The lossyness of jpeg doesnt matter, because you never have to re-open those files again. The images that the client chooses are ones where you then go back to the original tiff or the RAW (if you haven't converted it yet. in tire's it would be the tiff). So the proofs are just a "dead end" only ever used for proof selection. Why wait to sit and upload huge tiffs for a proof sheet that's only going to be looked at in some tiny resolution and which may force you to use a sharing site you like less?

Tiff certainly works. Just saying, could speed up the flow even more to use dead-end jpegs that you never re-introduce into the workflow (due to lossyness)
Sorry, I was a bit unclear in my earlier post; I was referring to the OP's talk of editing .jpg files. I agree completely that .jpgs are the best file to use for galleries, and in fact virtually any on-line use.
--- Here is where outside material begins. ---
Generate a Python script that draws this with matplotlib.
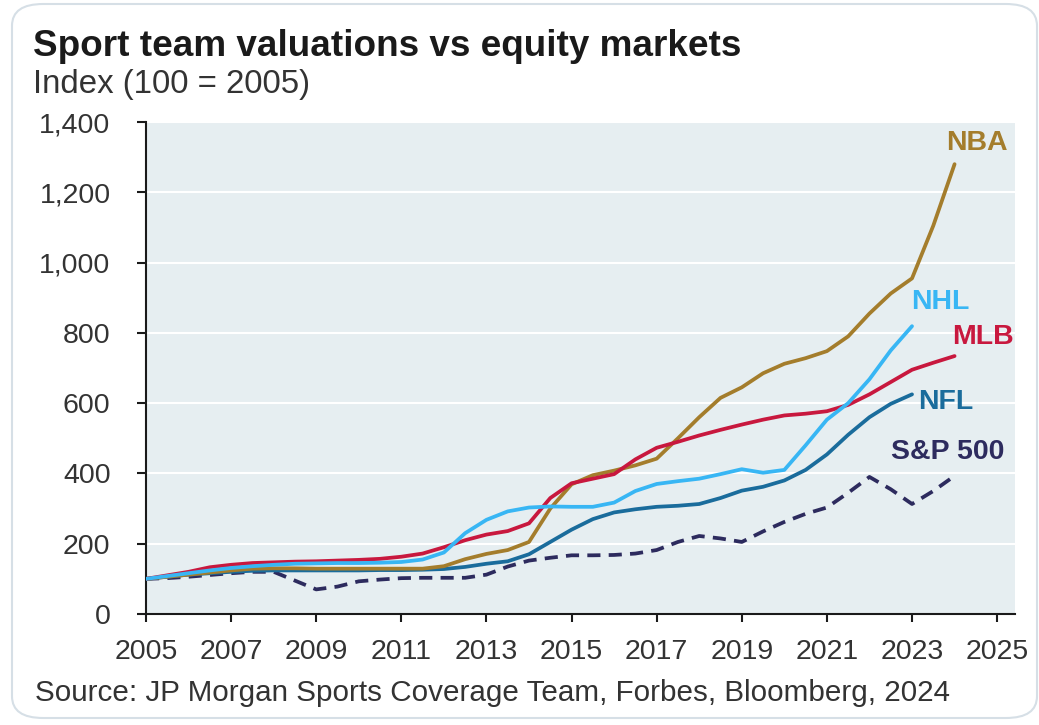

To clarify. Open RAW files in RAW editing application of choice, make basic corrections (crop, straighten, WB, exposure) then export as .jpg files for client proof gallery. Once the client responds with the images he/she wishes processed, verify that those RAW files don't need any further correction and export as TIF, then open up in PS, Gimp, or whatever, and complete any editing you couldn't do in your RAW editor. ONLY when ALL of the editing is complete should you export/batch-convert/save-as .jpg.